Contrary to the general enthusiasm over Anna Hazare’s fast over Lokpal bill, the dalits have struck a divergent note, warning that the government should not accept the Gandhian’s demand against parliamentary processes, saying it would set a dangerous trend and make backward classes vulnerable.

via Dalits come out against Anna Hazare’s fast – The Times of India.

The no-caste dalits, formerly called untouchables, are not opposed to Hazare’s quest to rid Indian government of corruption.  Rather, they fear that social protests sidestep the democratic process, and if these protests succeed, the next one might be against them.

Dalit intellectuals said the possibility of mass mobilisation forcing a “set of solutions” on the Centre against constitutional processes raised fears that affirmative action could be a victim of similar techniques.

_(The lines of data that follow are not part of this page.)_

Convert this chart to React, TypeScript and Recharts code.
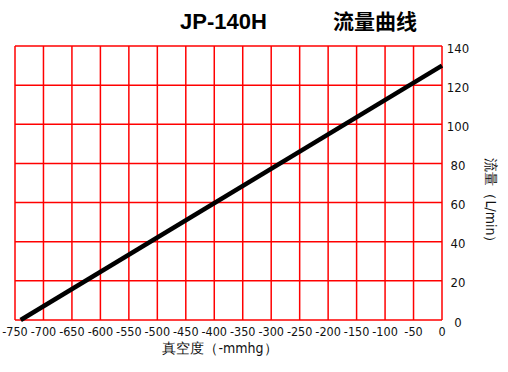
import { LineChart, Line, XAxis, YAxis, CartesianGrid } from 'recharts';

// vacuum (-mmHg) vs flow (L/min)
const vacuum = [-740, 0];
const flow = [0, 130];

const xTicks = [-750, -700, -650, -600, -550, -500, -450, -400, -350, -300, -250, -200, -150, -100, -50, 0];
const yTicks = [0, 20, 40, 60, 80, 100, 120, 140];

const data = vacuum.map((v, i) => ({ vacuum: v, flow: flow[i] }));

const tickFont = "'DejaVu Sans Condensed', 'DejaVu Sans', sans-serif";

function RightTick(props: any) {
  const { x, y, payload } = props;
  return (
    <text x={x + 8} y={y + 3} textAnchor="middle" dominantBaseline="middle" fill="#111" fontSize={13} fontFamily={tickFont}>
      {payload.value}
    </text>
  );
}

function BottomTick(props: any) {
  const { x, y, payload } = props;
  return (
    <text x={x} y={y + 4} textAnchor="middle" dominantBaseline="middle" fill="#111" fontSize={12.5} fontFamily={tickFont}>
      {payload.value}
    </text>
  );
}

function FlowLabel(props: any) {
  const { viewBox } = props;
  const cx = viewBox.x + 48;
  const cy = 204;
  return (
    <text x={cx} y={cy} textAnchor="middle" dominantBaseline="middle" transform={`rotate(90 ${cx} ${cy})`} fill="#111" fontSize={14} fontFamily={tickFont}>
      流量（L/min）
    </text>
  );
}

function VacuumLabel(props: any) {
  const { viewBox } = props;
  return (
    <text x={220} y={viewBox.y + 29} textAnchor="middle" dominantBaseline="middle" fill="#111" fontSize={14} fontFamily={tickFont}>
      真空度（-mmhg）
    </text>
  );
}

export default function App() {
  return (
    <div style={{ position: 'absolute', left: 0, top: 0, width: 508, height: 372, background: '#fff' }}>
      <div style={{ position: 'absolute', left: 180, top: 11, fontFamily: "'Liberation Sans', Arial, sans-serif", fontWeight: 'bold', fontSize: 22, lineHeight: '22px', color: '#000', whiteSpace: 'nowrap' }}>
        JP-140H
      </div>
      <div style={{ position: 'absolute', left: 333, top: 10, fontFamily: "'Noto Sans CJK SC', sans-serif", fontWeight: 'bold', fontSize: 21, lineHeight: '21px', color: '#000', whiteSpace: 'nowrap' }}>
        流量曲线
      </div>
      <LineChart width={508} height={372} data={data} margin={{ top: 46, right: 0, bottom: 0, left: 15 }}>
        <CartesianGrid stroke="#ff0000" strokeWidth={1.5} horizontalValues={yTicks} verticalValues={xTicks} />
        <XAxis
          dataKey="vacuum"
          type="number"
          domain={[-750, 0]}
          ticks={xTicks}
          interval={0}
          axisLine={false}
          tickLine={false}
          tick={<BottomTick />}
          height={52}
          label={<VacuumLabel />}
        />
        <YAxis
          orientation="right"
          type="number"
          domain={[0, 140]}
          ticks={yTicks}
          interval={0}
          axisLine={false}
          tickLine={false}
          width={66}
          tick={<RightTick />}
          label={<FlowLabel />}
        />
        <Line dataKey="flow" stroke="#000" strokeWidth={4.5} dot={false} isAnimationActive={false} />
      </LineChart>
    </div>
  );
}
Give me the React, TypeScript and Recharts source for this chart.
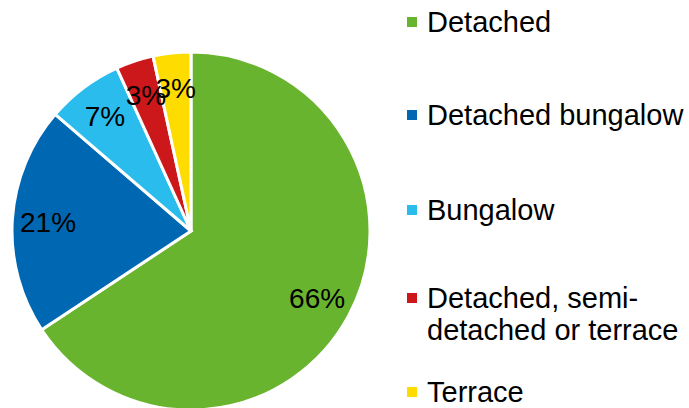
import { Legend, Pie, PieChart, Cell } from "recharts";

const CATEGORIES = [
  "Detached",
  "Detached bungalow",
  "Bungalow",
  "Detached, semi-\ndetached or terrace",
  "Terrace",
];
const SHARES = [65.7, 20.6, 6.9, 3.4, 3.4];
const COLORS = ["#69b42f", "#0068b2", "#2bbcee", "#cd181b", "#ffdc00"];

// legend rows as placed in the original (top of each row, px)
const LEGEND_TOPS = [6, 99, 194, 282, 376];

const data = CATEGORIES.map((name, i) => ({ name, value: SHARES[i] }));

const FONT = "'Liberation Sans', Arial, sans-serif";
const RAD = Math.PI / 180;

function renderLabel(props: any) {
  const { cx, cy, midAngle, outerRadius, value } = props;
  const r = outerRadius * 0.8;
  const x = cx + r * Math.cos(-midAngle * RAD);
  const y = cy + r * Math.sin(-midAngle * RAD);
  return (
    <text
      x={x}
      y={y}
      fill="#000"
      fontSize={28}
      fontFamily={FONT}
      textAnchor="middle"
      dominantBaseline="central"
    >
      {`${Math.round(value)}%`}
    </text>
  );
}

function LegendContent() {
  return (
    <div style={{ position: "relative", width: 270, height: 408 }}>
      {CATEGORIES.map((name, i) => (
        <div
          key={name}
          style={{
            position: "absolute",
            left: 0,
            top: LEGEND_TOPS[i],
            display: "flex",
            alignItems: "flex-start",
            fontFamily: FONT,
            fontSize: 29,
            lineHeight: "32px",
            color: "#000",
            whiteSpace: "pre",
          }}
        >
          <span
            style={{
              width: 10,
              height: 10,
              marginTop: 11,
              marginRight: 10,
              background: COLORS[i],
              flex: "none",
            }}
          />
          <span>{name}</span>
        </div>
      ))}
    </div>
  );
}

export default function App() {
  return (
    <div style={{ position: "fixed", left: 0, top: 0, background: "#fff" }}>
      <PieChart width={689} height={408} margin={{ top: 0, right: 0, bottom: 0, left: 0 }}>
        <Pie
          data={data}
          dataKey="value"
          nameKey="name"
          cx={191}
          cy={231}
          outerRadius={179}
          startAngle={90}
          endAngle={-270}
          stroke="#fff"
          strokeWidth={3}
          label={renderLabel}
          labelLine={false}
          isAnimationActive={false}
        >
          {data.map((d, i) => (
            <Cell key={d.name} fill={COLORS[i]} />
          ))}
        </Pie>
        <Legend
          content={<LegendContent />}
          wrapperStyle={{ position: "absolute", left: 407, top: 0, width: 282, height: 408 }}
        />
      </PieChart>
    </div>
  );
}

For thousands of years dalits lived on the fringes of Indian society; they were not allowed to mix with any of the varnas, or upper-class, castes.  When India finally won it’s independence from Britain in 1959 the caste system, a part of the Hindu faith, was outlawed.  In recent memory a system of affirmative action has been established, guaranteeing dalits seats in Parliament, access to a college education, and a quota in the job market.  If the majority of Indians protest against these quotas that could ” sound the death knell for SC quota in jobs and education” for dalits.

Common Concern, a group of dalit intellectuals, met on Tuesday and expressed opposition to corruption in sociological terms. “Dalits face corruption not from bureaucracy but from civil society where caste system is the biggest oppressor. And this civil society wants to overturn the Constitution which has given us respite from caste system,” was its refrain.

Although the caste system has been outlawed, it is still a major problem for the 25% of Indians who belong to the group.